Another group of fans parked in the same lot had a red handicapped tag hanging from their rear view mirror. But, they told CBS 11 the vehicle belongs to an 86-year-old relative who no longer drives. Garcia confronted the group. "If it's your mom's why would you be parking here? Do y'all have a disability?" he asked. The fan replied, "They said we could park anywhere."
Garcia said the offenses are a 'sign of the times'. "Nobody accepts responsibility for their actions anymore. And, this is what you run into everywhere. Everywhere!"
CBS 11 News contacted the Cowboys Stadium about their policy but a phone call and email weren't returned. CBS 11 News checked other Cowboys parking lots and found that drivers were playing by the rules - at least from the tags and plates displayed.
So, the parking itself isn't tough, it is the jerks who take up the handicapped parking spots.
Both, to get in the lot is $60.00 (I think that is the lowest fee for parking) but the handicap spots are not protected, by stadium officials, or police. People park where they want and hang a black bag over the signs.
The only reason that this story made the news is that it’s the Dallas Cowboys, the team America loves to hate.
Probably, although the local media can’t get enough of Jerry Jones, so they always look the other way. I am surprised Jones allowed this story to be reported.
Handicapped parking needs to be just that, for handicapped.
Many Americans use it as a status symbol because they are simply lazy.
Look at the handicapped symbol, it’s someone in a wheelchair!
Handicap parking originally started to answer the need for wide spaces for wheelchair lift equipped vans. It quickly morphed into parking of connivence for every fat person or oldster that came along. The original intent has long since been lost, and for those of us confined to wheelchairs, it has become nothing more than a joke.
Dude, for $150 you can get a prescription from your doctor saying your handicapped. I have seen way too many obvious young walkers using handicap spaces. Or better yet, download a handicap sign off the web and hang in on your rearview mirror. That would cost about $1.
And here I thought Jones was the handicap: The Al Davis of the 21st Century.

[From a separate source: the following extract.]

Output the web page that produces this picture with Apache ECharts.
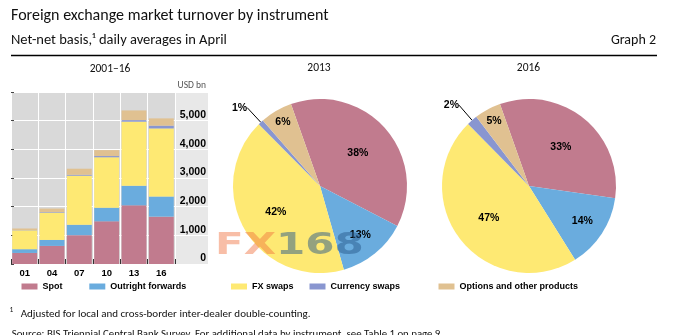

On another note: Wal-Mart in Johnson City recently converted two parallel Handi spaces into one wheelchair accessible space, giving plenty of room to the sides and back to operate the chairlift. Of course the space is always filled with some new car dangling a handi placard, with no lift attached, so I don;t get to use it ... but it’s there!
The stadium will look like a cavern at the end of the year when the Cowboys are out of the playoff hunt and only 50,000 show up to their games.
That's how I see people who park there. Lazy SOBs, definitely not a status symbol for getting close.
Don’t they have tow trucks there?
It’s always interesting to go to the mall, or a movie and find all the spots filled, yet when you go in no one appears to be having problems getting around. Where are the crutches, walkers, and or wheelchairs? The law in Texas says that if you can walk more than 200 ft without sitting you don’t qualify for a placard, but the dr’s seeing patients in a 6x6 room and granny or grandpa says the need a form signs, gets it signed.
Not sure where Johnson City is, however, in Texas, there are different color handicapped signs that correspond to the kind of parking you are registered for (red- temporary, red/van- temporary van sized space, blue- permanent, blue/van..and so on..). Parking in the wrong type of handicapped space than you are registered is the same as parking in one when you are not registered.
LOL, they should make that for the people who get those scooters at the grocery store. I see so many completely capable people using them, and some fatties who need to get out of them.
I’ve noticed an increase in handicapped parking spots, mostly due to the rapid expansion in the number of those with the parking permits. That said, pretty soon there will be multiple types of handicapped parking and permits to ensure those who are actually handicapped, i.e. in a wheelchair get a parking spot.